-- START OF Given data --

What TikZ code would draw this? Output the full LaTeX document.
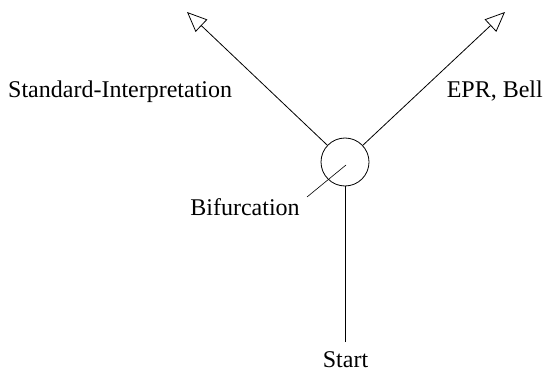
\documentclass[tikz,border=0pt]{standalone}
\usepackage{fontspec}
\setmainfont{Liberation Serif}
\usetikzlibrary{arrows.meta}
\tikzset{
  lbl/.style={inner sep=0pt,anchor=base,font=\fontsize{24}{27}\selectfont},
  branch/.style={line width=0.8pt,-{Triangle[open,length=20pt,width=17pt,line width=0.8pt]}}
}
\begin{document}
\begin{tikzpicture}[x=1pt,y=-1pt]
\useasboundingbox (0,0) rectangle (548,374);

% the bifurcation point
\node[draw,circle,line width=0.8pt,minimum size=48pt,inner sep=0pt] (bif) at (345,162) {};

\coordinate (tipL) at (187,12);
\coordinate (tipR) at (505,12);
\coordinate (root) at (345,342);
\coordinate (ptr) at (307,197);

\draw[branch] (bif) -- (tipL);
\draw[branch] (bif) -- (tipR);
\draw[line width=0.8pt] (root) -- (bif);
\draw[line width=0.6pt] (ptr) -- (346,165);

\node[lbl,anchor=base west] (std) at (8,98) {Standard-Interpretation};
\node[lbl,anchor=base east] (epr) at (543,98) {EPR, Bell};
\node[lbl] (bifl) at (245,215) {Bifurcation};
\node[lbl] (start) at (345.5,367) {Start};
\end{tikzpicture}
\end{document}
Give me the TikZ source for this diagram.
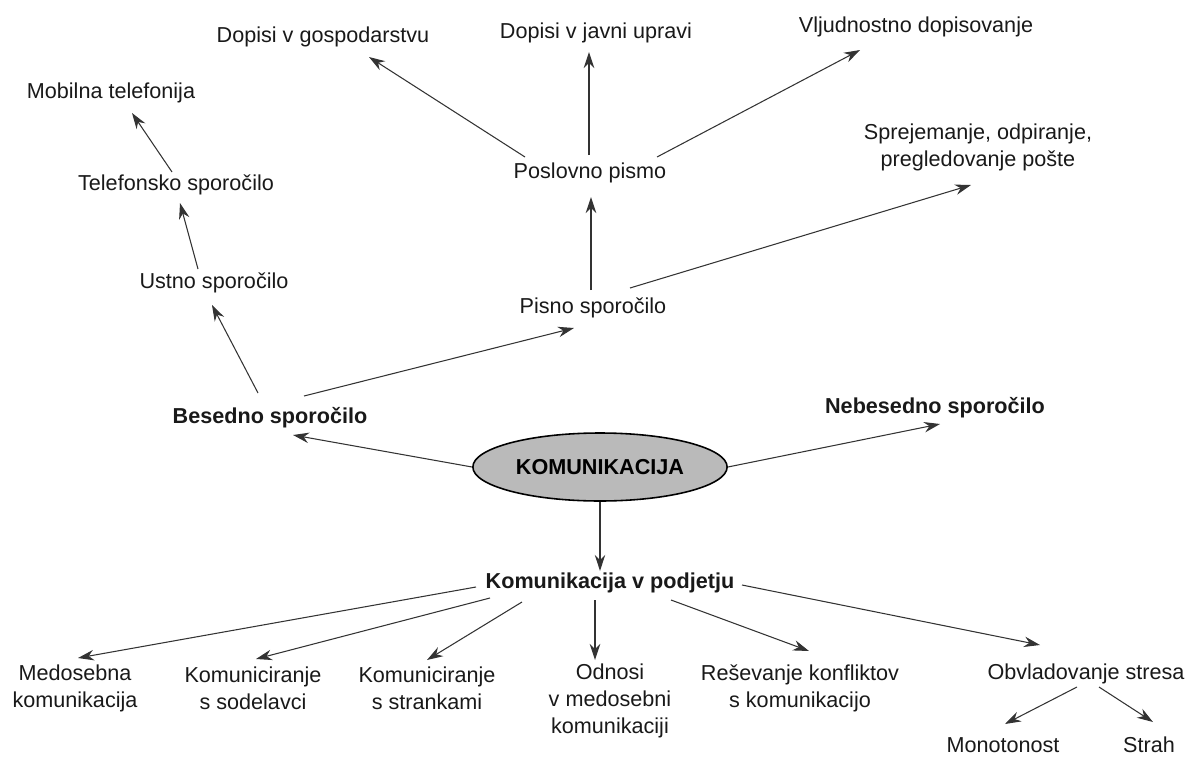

-- END OF Given data --

What is asked = The records above need to be restated word for word, with the pictures left out.

Task solution =
What TikZ code would draw this? Output the full LaTeX document.
\documentclass[tikz,border=0pt]{standalone}
\usepackage{fontspec}
\setmainfont{Liberation Serif}
\usetikzlibrary{arrows.meta}
\tikzset{
  lbl/.style={inner sep=0pt,anchor=base,font=\fontsize{24}{27}\selectfont},
  branch/.style={line width=0.8pt,-{Triangle[open,length=20pt,width=17pt,line width=0.8pt]}}
}
\begin{document}
\begin{tikzpicture}[x=1pt,y=-1pt]
\useasboundingbox (0,0) rectangle (548,374);

% the bifurcation point
\node[draw,circle,line width=0.8pt,minimum size=48pt,inner sep=0pt] (bif) at (345,162) {};

\coordinate (tipL) at (187,12);
\coordinate (tipR) at (505,12);
\coordinate (root) at (345,342);
\coordinate (ptr) at (307,197);

\draw[branch] (bif) -- (tipL);
\draw[branch] (bif) -- (tipR);
\draw[line width=0.8pt] (root) -- (bif);
\draw[line width=0.6pt] (ptr) -- (346,165);

\node[lbl,anchor=base west] (std) at (8,98) {Standard-Interpretation};
\node[lbl,anchor=base east] (epr) at (543,98) {EPR, Bell};
\node[lbl] (bifl) at (245,215) {Bifurcation};
\node[lbl] (start) at (345.5,367) {Start};
\end{tikzpicture}
\end{document}
Give me the TikZ source for this diagram.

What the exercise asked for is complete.